O gün bugün Taner Akçam’ın akademik çalışmaları hiç durmadı. Türkiye’de Hristiyanların başına gelenleri açığa çıkardı. Türkiye tabularının ‘birini’ yıktı. Ancak ona karşı yapılan linç kampanyalarının ve tehditlerin de haddi hesabı yok. Düşünebilir misiniz veya kendinizi böylesi bir akademisyenin yerine koyabilir misiniz? Bunun ne denli zor bir şey olduğunu tasavvur edebilir misiniz. Dahası, sizin hiç doğrularınız için dokuz köyden kovulduğunuz oldu mu?
Türkiye’nin resmi tezi sürekli bir şekilde seslendirilmekte ve bu olayın ‘tarihçilere bırakılması’ gerektiği söylenmektedir. Erdoğan ve benzerlerinin amacı, bu olayın tartışılması değil; bunun unutturulmasıdır. Aksi halde bunu açığa çıkaran Taner Akçam’a karşı tehditler ve tertipler içinde olmayacaklardı.
Ben, Taner Akçam’ın arkadaşıyım. Bu yüzden de bildiklerim var ve bu bildiklerimi de burada üstü kapalı tutmak zorundayım. Taner Akçam, kendisine karşı yapılan tehdit ve tertiplerden söz etmeye tenezzül etmez. Ancak, bu konuyu kamuoyuna açmayı bir sorumluluk olarak görüyorum. Çünkü, Taner Akçam’a karşı ‘şanlı tarihleriyle’ öğünen bazı Türk ulusalcı güçlerin bir haraketliliği var. İkinci bir Ogün Samast benzeri birisi, Akçam’ın çalıştığı üniversitenin kapısına dayanmadan önce kamuoyunun duyarlı olması gerekir. Taner Akçam ve Garo Paylan, Anadolu coğrafyasının onurudurlar. Bu onura dokundurulmamalıdır. Dokuz köyden kovulan Taner Akçam, yaşadığı onuncu köyünde rahat bırakılmalıdır. "
Sabri Atman, SEYFO Center Başkanı
* * *
2007 Saraybosna, Uluslararası Soykırım Araştırmacıları Konferansı. Akademik Ermeni soykırımı araştırmacılığının öncülerinden Richard Hovhanissian, RZ ve Seyfo Araştırmacısı Sabri Akman
Bir yazarın, bir araştırmacının yanlış, hatalı bulunan bir değerlendirmesi elbette eleştirilebilir. Eleştirilen kişi de yanıt verir, kanıtlarını sunar. Ama bunu ortak protesto metnine, dönüştürmenin anlamı ne? Birinden gıcık kapma dışında!
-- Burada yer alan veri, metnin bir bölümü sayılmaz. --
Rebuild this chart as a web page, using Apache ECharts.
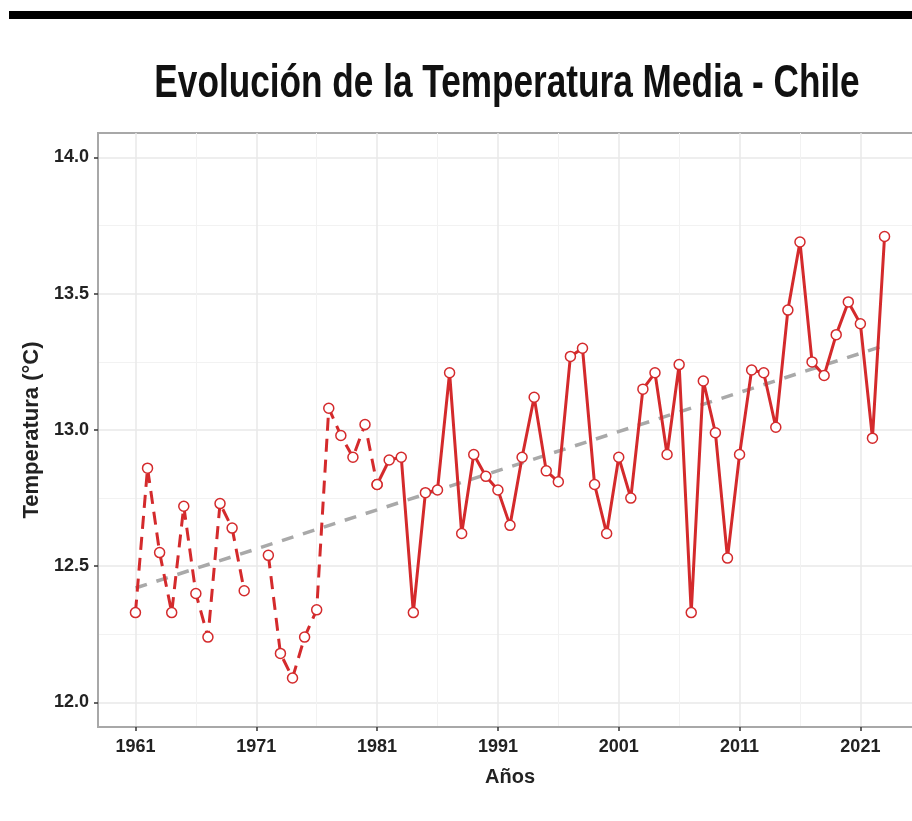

İsmail Beşikçi ile Taner Akçam hakkında aynı kalemden mesela eleştiri yazısı çıkabiliyor. Eleştiri hakkını kullanarak! (*) Demek bu yetmemiş!
AVİM de mesela belge yorumu üzerinden Taner Akçam’a "eleştiri" yapabiliyor. "Evinde Ermenileri saklayan Türklerin, Kürtlerin ve diğerlerinin cezalandırılacağına" ilişkin hükümet gönderisinin soykırım delili sayılamayacağını belirterek! (**)
Hrant Dink’in bir yazısından cımbızlanan Ermeni milliyetçiliğine yönelik bir söz, Türk milletinin "şanlı tarihine hakarete dönüştürüldü. Onun ölümüne neden oldu bu saptırma.
Lütfen tarihten ders çıkaralım biraz.
Ortak imza metni, kadim Kürt dağı, Türkmen dağına çevrilirken, Afrin’de Kürtler zorunlu göçe tabi tutulurken, Kamışlı tehdit altında iken, yada kadir Amid/Dikranikert kenti yerle bir edilirken, Cizre bir kez daha yıkılırken yapılmalıydı. Eğer yapıldı ise, bravo derim.
Ben, anlam veremediğim bu imza metnine karşı eleştiri hakkımı kullandım sadece. Özeleştiriye her zaman inanmışımdır. İmzacılara, Taner Akçam’dan özür dilemelerini tavsiye ederim.